> **Task description**: Leave out every picture, then transcribe the rest of the listing exactly.

> **Information shown**:
○ ○ ○

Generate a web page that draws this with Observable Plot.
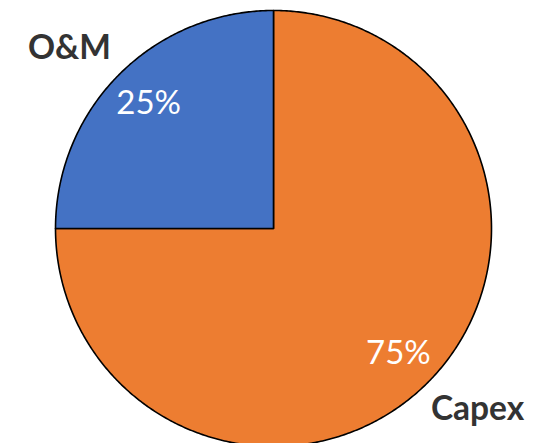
<!DOCTYPE html>
<html>
<head>
<meta charset="utf-8">
<script src="https://cdn.jsdelivr.net/npm/d3@7"></script>
<script src="https://cdn.jsdelivr.net/npm/@observablehq/plot@0.6"></script>
<style>
  html, body { margin: 0; padding: 0; background: #fff; }
  #chart svg { display: block; overflow: hidden; }
</style>
</head>
<body>
<div id="chart"></div>
<script>
// Data (slices in clockwise order starting at 12 o'clock)
const categories = ["Capex", "O&M"];
const shares = [75, 25];
const percentLabels = ["75%", "25%"];
const sliceColors = ["#ED7D31", "#4472C4"];

// Build slice outlines from the shares (angles clockwise from top)
const total = d3.sum(shares);
const slices = [];
const valueLabels = [];
const nameLabels = [];
let acc = 0;
categories.forEach((cat, i) => {
  const a0 = acc / total * 2 * Math.PI;
  acc += shares[i];
  const a1 = acc / total * 2 * Math.PI;
  slices.push({cat, x: 0, y: 0});
  const steps = Math.max(2, Math.ceil((a1 - a0) / (Math.PI / 360)));
  for (let k = 0; k <= steps; k++) {
    const a = a0 + (a1 - a0) * k / steps;
    slices.push({cat, x: Math.sin(a), y: Math.cos(a)});
  }
  const mid = (a0 + a1) / 2;
  valueLabels.push({cat, text: percentLabels[i], x: 0.81 * Math.sin(mid), y: 0.81 * Math.cos(mid)});
  const midOut = mid - 3.5 * Math.PI / 180;
  nameLabels.push({cat, text: cat, x: 1.25 * Math.sin(midOut), y: 1.25 * Math.cos(midOut)});
});

const chart = Plot.plot({
  width: 536,
  height: 443,
  x: {domain: [-1, 1], range: [55, 491], axis: null},
  y: {domain: [-1, 1], range: [446, 10], axis: null},
  color: {domain: categories, range: sliceColors},
  style: {background: "#fff"},
  marks: [
    Plot.line(slices, {x: "x", y: "y", z: "cat", fill: "cat", stroke: "#000", strokeWidth: 1.6, curve: "linear-closed"}),
    Plot.text(valueLabels, {x: "x", y: "y", text: "text", fill: "#fff", fontSize: 33, fontFamily: "Lato, 'Open Sans', sans-serif"}),
    Plot.text(nameLabels, {x: "x", y: "y", text: "text", fill: "#333", fontSize: 33.5, fontWeight: "bold", fontFamily: "Lato, 'Open Sans', sans-serif"})
  ]
});
document.getElementById("chart").appendChild(chart);
</script>
</body>
</html>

○ ○ ○

> **Expected answer**:
Generate a web page that draws this with Observable Plot.
<!DOCTYPE html>
<html>
<head>
<meta charset="utf-8">
<script src="https://cdn.jsdelivr.net/npm/d3@7"></script>
<script src="https://cdn.jsdelivr.net/npm/@observablehq/plot@0.6"></script>
<style>
  html, body { margin: 0; padding: 0; background: #fff; }
  #chart svg { display: block; overflow: hidden; }
</style>
</head>
<body>
<div id="chart"></div>
<script>
// Data (slices in clockwise order starting at 12 o'clock)
const categories = ["Capex", "O&M"];
const shares = [75, 25];
const percentLabels = ["75%", "25%"];
const sliceColors = ["#ED7D31", "#4472C4"];

// Build slice outlines from the shares (angles clockwise from top)
const total = d3.sum(shares);
const slices = [];
const valueLabels = [];
const nameLabels = [];
let acc = 0;
categories.forEach((cat, i) => {
  const a0 = acc / total * 2 * Math.PI;
  acc += shares[i];
  const a1 = acc / total * 2 * Math.PI;
  slices.push({cat, x: 0, y: 0});
  const steps = Math.max(2, Math.ceil((a1 - a0) / (Math.PI / 360)));
  for (let k = 0; k <= steps; k++) {
    const a = a0 + (a1 - a0) * k / steps;
    slices.push({cat, x: Math.sin(a), y: Math.cos(a)});
  }
  const mid = (a0 + a1) / 2;
  valueLabels.push({cat, text: percentLabels[i], x: 0.81 * Math.sin(mid), y: 0.81 * Math.cos(mid)});
  const midOut = mid - 3.5 * Math.PI / 180;
  nameLabels.push({cat, text: cat, x: 1.25 * Math.sin(midOut), y: 1.25 * Math.cos(midOut)});
});

const chart = Plot.plot({
  width: 536,
  height: 443,
  x: {domain: [-1, 1], range: [55, 491], axis: null},
  y: {domain: [-1, 1], range: [446, 10], axis: null},
  color: {domain: categories, range: sliceColors},
  style: {background: "#fff"},
  marks: [
    Plot.line(slices, {x: "x", y: "y", z: "cat", fill: "cat", stroke: "#000", strokeWidth: 1.6, curve: "linear-closed"}),
    Plot.text(valueLabels, {x: "x", y: "y", text: "text", fill: "#fff", fontSize: 33, fontFamily: "Lato, 'Open Sans', sans-serif"}),
    Plot.text(nameLabels, {x: "x", y: "y", text: "text", fill: "#333", fontSize: 33.5, fontWeight: "bold", fontFamily: "Lato, 'Open Sans', sans-serif"})
  ]
});
document.getElementById("chart").appendChild(chart);
</script>
</body>
</html>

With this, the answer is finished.